(Code that draws figures)
━━━

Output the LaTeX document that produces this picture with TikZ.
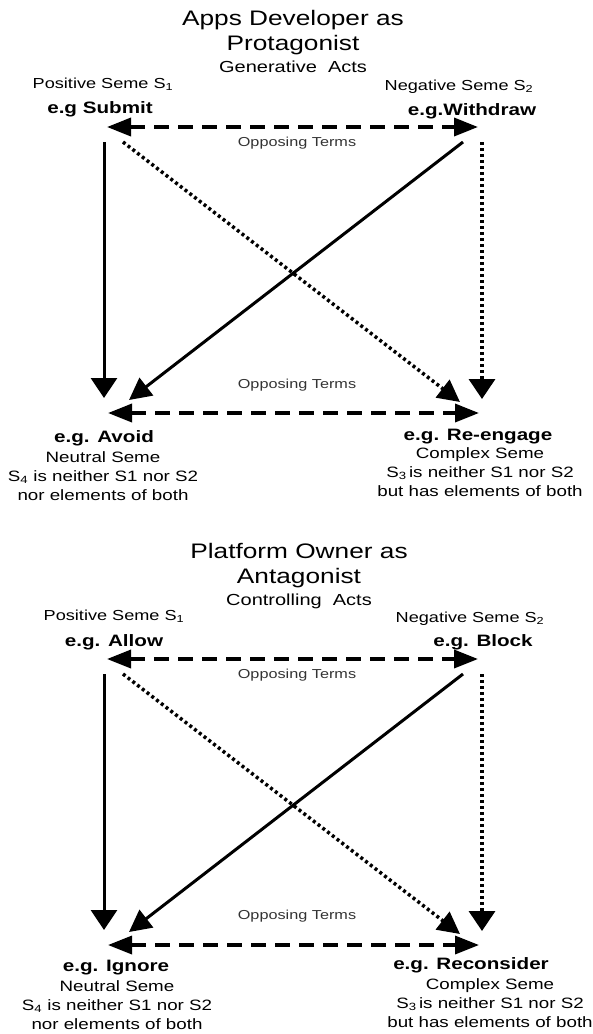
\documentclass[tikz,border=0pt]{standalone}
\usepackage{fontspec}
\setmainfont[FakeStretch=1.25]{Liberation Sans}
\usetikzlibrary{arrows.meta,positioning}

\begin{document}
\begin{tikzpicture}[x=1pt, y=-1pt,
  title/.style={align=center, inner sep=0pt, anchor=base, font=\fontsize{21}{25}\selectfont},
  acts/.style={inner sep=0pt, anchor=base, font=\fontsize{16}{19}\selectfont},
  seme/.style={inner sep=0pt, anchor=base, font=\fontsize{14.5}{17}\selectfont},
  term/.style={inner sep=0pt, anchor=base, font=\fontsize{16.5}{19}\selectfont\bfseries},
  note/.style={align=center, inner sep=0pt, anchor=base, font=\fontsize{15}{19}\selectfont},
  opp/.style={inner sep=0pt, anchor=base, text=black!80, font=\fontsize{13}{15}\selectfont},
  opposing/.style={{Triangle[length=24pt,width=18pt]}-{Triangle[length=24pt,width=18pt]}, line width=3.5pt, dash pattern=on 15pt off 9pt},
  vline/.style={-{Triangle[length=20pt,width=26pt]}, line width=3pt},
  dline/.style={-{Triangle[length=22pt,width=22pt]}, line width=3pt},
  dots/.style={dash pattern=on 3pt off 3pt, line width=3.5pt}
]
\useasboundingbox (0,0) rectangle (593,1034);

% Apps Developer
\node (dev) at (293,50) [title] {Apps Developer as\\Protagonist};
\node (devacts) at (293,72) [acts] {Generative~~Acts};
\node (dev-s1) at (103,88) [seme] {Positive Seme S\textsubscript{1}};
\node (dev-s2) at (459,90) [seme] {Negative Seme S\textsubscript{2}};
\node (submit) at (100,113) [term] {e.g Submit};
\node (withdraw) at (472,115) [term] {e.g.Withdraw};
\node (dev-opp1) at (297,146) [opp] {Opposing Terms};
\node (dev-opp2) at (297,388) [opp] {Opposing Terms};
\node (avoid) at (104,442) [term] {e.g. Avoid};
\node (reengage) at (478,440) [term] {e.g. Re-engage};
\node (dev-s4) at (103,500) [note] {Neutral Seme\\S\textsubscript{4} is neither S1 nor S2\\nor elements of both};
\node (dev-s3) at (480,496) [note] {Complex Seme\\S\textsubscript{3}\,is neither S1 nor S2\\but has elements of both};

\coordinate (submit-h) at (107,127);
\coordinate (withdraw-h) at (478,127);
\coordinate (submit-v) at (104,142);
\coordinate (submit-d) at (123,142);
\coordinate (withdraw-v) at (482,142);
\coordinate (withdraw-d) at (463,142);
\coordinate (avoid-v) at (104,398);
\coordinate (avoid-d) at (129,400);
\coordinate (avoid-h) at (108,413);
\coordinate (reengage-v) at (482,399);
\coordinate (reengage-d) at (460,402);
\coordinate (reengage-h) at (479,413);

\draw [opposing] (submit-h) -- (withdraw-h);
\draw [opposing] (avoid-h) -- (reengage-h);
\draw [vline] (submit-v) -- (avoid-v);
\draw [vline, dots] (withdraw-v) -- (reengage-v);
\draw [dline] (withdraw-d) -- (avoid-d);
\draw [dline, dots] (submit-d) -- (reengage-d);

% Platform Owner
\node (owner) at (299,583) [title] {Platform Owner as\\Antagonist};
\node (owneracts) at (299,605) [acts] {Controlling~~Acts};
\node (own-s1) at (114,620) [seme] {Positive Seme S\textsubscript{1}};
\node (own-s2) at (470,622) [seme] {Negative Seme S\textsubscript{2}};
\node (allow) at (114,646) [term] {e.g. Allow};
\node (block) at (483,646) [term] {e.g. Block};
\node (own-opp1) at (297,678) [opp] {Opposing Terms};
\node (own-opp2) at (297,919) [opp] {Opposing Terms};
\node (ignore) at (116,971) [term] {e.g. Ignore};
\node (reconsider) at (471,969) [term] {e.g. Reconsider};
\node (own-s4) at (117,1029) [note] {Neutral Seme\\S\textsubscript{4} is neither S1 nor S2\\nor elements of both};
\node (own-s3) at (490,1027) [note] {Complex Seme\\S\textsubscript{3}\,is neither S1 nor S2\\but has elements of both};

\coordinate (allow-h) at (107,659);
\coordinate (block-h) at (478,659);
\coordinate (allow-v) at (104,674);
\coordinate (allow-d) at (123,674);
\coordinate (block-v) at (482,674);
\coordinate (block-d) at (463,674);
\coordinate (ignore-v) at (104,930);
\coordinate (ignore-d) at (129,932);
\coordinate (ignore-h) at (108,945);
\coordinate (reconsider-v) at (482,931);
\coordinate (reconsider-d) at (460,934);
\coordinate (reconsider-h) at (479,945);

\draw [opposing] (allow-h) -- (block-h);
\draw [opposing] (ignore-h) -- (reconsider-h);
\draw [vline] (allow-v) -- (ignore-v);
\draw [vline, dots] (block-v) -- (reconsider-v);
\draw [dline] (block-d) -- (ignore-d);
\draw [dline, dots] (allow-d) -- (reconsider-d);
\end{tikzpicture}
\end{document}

━━━

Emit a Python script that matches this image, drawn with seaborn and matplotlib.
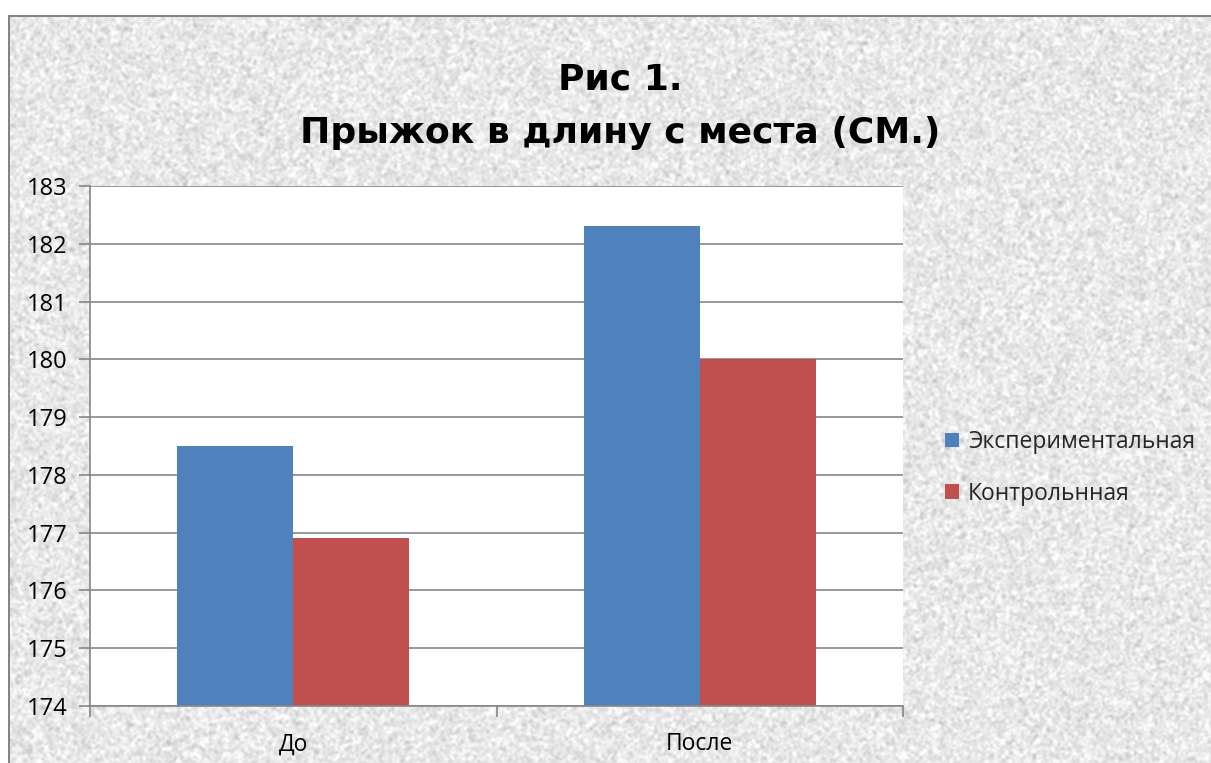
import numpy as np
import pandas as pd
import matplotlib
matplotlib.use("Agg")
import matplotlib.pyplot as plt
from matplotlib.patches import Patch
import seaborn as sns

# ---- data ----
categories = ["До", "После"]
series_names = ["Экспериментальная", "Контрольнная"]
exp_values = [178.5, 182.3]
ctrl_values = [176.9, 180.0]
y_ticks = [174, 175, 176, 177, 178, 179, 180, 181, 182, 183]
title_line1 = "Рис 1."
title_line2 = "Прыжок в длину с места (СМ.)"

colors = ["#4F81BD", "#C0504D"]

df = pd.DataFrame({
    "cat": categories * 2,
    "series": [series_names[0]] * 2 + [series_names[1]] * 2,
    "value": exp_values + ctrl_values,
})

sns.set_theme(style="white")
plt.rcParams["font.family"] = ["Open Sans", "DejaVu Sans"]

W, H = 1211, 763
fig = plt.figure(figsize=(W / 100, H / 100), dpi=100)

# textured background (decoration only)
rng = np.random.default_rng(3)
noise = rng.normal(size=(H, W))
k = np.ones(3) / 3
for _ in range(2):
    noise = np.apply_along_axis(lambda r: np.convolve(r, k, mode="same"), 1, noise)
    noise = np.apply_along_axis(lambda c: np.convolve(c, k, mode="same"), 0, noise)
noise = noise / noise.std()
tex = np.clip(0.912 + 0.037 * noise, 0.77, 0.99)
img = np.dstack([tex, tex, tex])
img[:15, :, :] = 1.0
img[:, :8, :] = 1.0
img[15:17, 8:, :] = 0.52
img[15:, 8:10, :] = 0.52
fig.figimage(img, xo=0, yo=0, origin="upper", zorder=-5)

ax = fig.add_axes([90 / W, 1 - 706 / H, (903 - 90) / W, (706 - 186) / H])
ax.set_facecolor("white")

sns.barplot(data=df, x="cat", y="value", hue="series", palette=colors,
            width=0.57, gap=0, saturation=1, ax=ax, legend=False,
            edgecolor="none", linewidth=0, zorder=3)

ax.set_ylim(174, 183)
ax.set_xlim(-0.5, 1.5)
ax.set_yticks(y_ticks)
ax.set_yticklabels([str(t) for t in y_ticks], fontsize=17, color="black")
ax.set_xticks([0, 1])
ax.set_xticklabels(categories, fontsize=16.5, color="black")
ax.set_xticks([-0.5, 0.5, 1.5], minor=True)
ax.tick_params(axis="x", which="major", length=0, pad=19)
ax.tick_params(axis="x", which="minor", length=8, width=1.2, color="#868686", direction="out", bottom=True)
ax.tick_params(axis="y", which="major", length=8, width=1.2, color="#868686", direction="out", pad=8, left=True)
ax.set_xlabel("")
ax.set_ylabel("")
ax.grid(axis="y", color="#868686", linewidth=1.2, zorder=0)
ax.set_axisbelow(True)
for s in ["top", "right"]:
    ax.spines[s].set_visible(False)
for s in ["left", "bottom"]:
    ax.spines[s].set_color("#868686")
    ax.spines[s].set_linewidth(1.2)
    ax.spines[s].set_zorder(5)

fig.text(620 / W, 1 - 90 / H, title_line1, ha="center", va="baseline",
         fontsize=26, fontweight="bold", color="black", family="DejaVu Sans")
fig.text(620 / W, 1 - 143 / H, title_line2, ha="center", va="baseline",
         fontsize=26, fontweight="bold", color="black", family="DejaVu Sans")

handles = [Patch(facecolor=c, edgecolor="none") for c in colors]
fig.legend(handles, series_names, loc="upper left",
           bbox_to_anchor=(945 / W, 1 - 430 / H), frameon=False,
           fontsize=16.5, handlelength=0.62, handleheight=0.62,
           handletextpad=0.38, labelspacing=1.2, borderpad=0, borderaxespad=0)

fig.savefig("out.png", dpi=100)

━━━

DIRECTIONS: Repeat, with no pictures, exactly the lines from the one containing "Emit a Python" through the one containing "fig = plt.figure(figsize=(W", the first and last included.

RESPONSE:
Emit a Python script that matches this image, drawn with seaborn and matplotlib.
import numpy as np
import pandas as pd
import matplotlib
matplotlib.use("Agg")
import matplotlib.pyplot as plt
from matplotlib.patches import Patch
import seaborn as sns

# ---- data ----
categories = ["До", "После"]
series_names = ["Экспериментальная", "Контрольнная"]
exp_values = [178.5, 182.3]
ctrl_values = [176.9, 180.0]
y_ticks = [174, 175, 176, 177, 178, 179, 180, 181, 182, 183]
title_line1 = "Рис 1."
title_line2 = "Прыжок в длину с места (СМ.)"

colors = ["#4F81BD", "#C0504D"]

df = pd.DataFrame({
    "cat": categories * 2,
    "series": [series_names[0]] * 2 + [series_names[1]] * 2,
    "value": exp_values + ctrl_values,
})

sns.set_theme(style="white")
plt.rcParams["font.family"] = ["Open Sans", "DejaVu Sans"]

W, H = 1211, 763
fig = plt.figure(figsize=(W / 100, H / 100), dpi=100)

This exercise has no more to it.